All through Connecticut in the autumn of 1914 an effort was made to get women out to vote on school matters and in many towns the results were unprecedented. Women not only voted in greater numbers but placed their representatives on school boards in some of the towns. In Norwalk they agitated for thorough reorganization, improvement and central control for schools and secured a certain measure of reform.[[1]]

This contest of women for places of power and for more attention to educational administration is now gaining momentum. Women serve on school boards at present in at least thirty cities.

While an analysis of the school vote in Massachusetts as exercised by women does not indicate any remarkable enthusiasm on the part of women for that slight franchise, in numerous other places and in certain special towns even in that state, school elections have been participated in by women with zest and effect.

Discriminations between the sexes in the teaching profession still extend in many directions. Politics plays an all too important part in advancements; remuneration is in general unequal; and celibacy is sometimes enforced upon women alone. Where women are allowed to retain their positions upon marriage, the birth of a child is occasionally made the excuse for dismissal. Such an explanation is not often frankly made, but in New York, at least, it has been a very thinly veiled excuse, the issue has been fought out on the real grounds and the women have won.

Of course it will not be claimed that women all agree as to the best policy in these and kindred administration matters. Women members of school boards do not always stand as a unit in their attitude toward equal pay for equal work or toward the question of mother-teachers. Women are not like-minded any more than men are like-minded, but they are acquiring positive views very rapidly on all these matters. They are not only holding decided opinions on questions of school administration, but they are seeking more and more a voice in that administration on the inside.

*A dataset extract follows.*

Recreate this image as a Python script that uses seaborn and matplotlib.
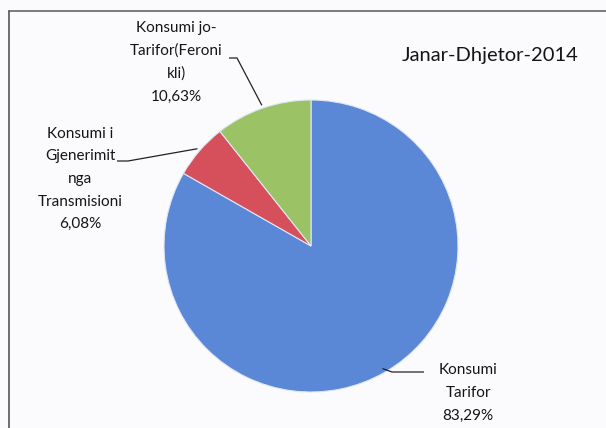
import numpy as np
import matplotlib
matplotlib.use("Agg")
import matplotlib.pyplot as plt
import seaborn as sns

# Electricity consumption shares, January-December 2014
categories = ["Konsumi\nTarifor",
              "Konsumi i\nGjenerimit\nnga\nTransmisioni",
              "Konsumi jo-\nTarifor(Feroni\nkli)"]
shares = [83.29, 6.08, 10.63]
share_labels = ["83,29%", "6,08%", "10,63%"]
title = "Janar-Dhjetor-2014"

sns.set_theme(style="white")
plt.rcParams["font.family"] = ["Lato", "DejaVu Sans"]

W, H = 606, 428
fig = plt.figure(figsize=(W / 100, H / 100), dpi=100)
fig.patch.set_facecolor("#fbfbfd")

# pie geometry in pixels (slightly elliptical)
cx, cy, rx, ry = 311, 246, 147, 146
ax = fig.add_axes([(cx - rx) / W, (H - (cy + ry)) / H, 2 * rx / W, 2 * ry / H])
ax.axis("off")

colors = ["#5a88d6", "#d6505c", "#9cc266"]
wedges, _ = ax.pie(shares, colors=colors, startangle=90, counterclock=False,
                   radius=1, center=(0, 0), frame=False,
                   wedgeprops=dict(linewidth=0.8, edgecolor="#dfe6f5"))
ax.set_xlim(-1, 1)
ax.set_ylim(-1, 1)
ax.set_aspect("auto")


def to_data(px, py):
    return (px - cx) / rx, (cy - py) / ry


# label block centres and leader elbow points (pixels)
label_pos = [(468, 393), (80, 179), (176, 62)]
elbows = [[(392, 372), (424, 372)],
          [(128, 161), (117, 161)],
          [(237, 58), (229, 58)]]

for w, cat, pct, (lx, ly), elb in zip(wedges, categories, share_labels, label_pos, elbows):
    mid = np.deg2rad((w.theta1 + w.theta2) / 2)
    r0 = 0.97 if cat.startswith("Konsumi\nT") else 1.02
    pts = [(r0 * np.cos(mid), r0 * np.sin(mid))] + [to_data(*p) for p in elb]
    xs, ys = zip(*pts)
    ax.plot(xs, ys, color="#222222", lw=0.9, clip_on=False, solid_capstyle="butt")
    tx, ty = to_data(lx, ly)
    ax.text(tx, ty, f"{cat}\n{pct}", ha="center", va="center", fontsize=11,
            linespacing=1.78, color="#151515", clip_on=False)

fig.text(402 / W, 1 - 55 / H, title, ha="left", va="center", fontsize=14.5,
         color="#151515")

# chart frame (top and left edges)
fig.add_artist(plt.Line2D([9 / W, 1], [1 - 11 / H, 1 - 11 / H], color="#666666", lw=1.2,
                          transform=fig.transFigure))
fig.add_artist(plt.Line2D([9 / W, 9 / W], [0, 1 - 11 / H], color="#555555", lw=1.2,
                          transform=fig.transFigure))

fig.savefig("out.png", dpi=100, facecolor=fig.get_facecolor())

Without going further into the many phased history of the contest of women for a voice in educational administration as well as mute service under it, we may now consider the various lines of women’s interest in school improvement and try to illustrate, by example at least, a portion of the plans which they are supporting in various parts of the country, and their methods of approach to the educational problem.

Educational Experiments

The kindergarten idea appealed from the beginning to women and private experimentation along that line was one of their most successful endeavors. Boards of education have in instance after instance been persuaded to incorporate into the public school system the plan of kindergartens demonstrated to be practical and of social utility by women in their private capacities. Annie Laws, in the Kindergarten Review, states that she “can trace the social spirit of the kindergartner as an important factor in stimulating, and in some cases, even initiating, many of the social movements of today, among them playgrounds, social centers, vacation schools, public libraries, mothers’ clubs and school and home gardens.” The New York Kindergarten Association of today, like many others, is composed of men and women but largely supported by the latter, financially, as well as by active service.

Household Arts—cooking and sewing—were first made subjects of instruction in the public schools about 1876, in Massachusetts, through the work of Miss Emily Huntington.

From cooking and sewing have developed the whole domestic science education of today. Women have been supporters of this movement from the beginning and the Federation of Clubs early took an aggressive position in favor of such addition to the school curricula.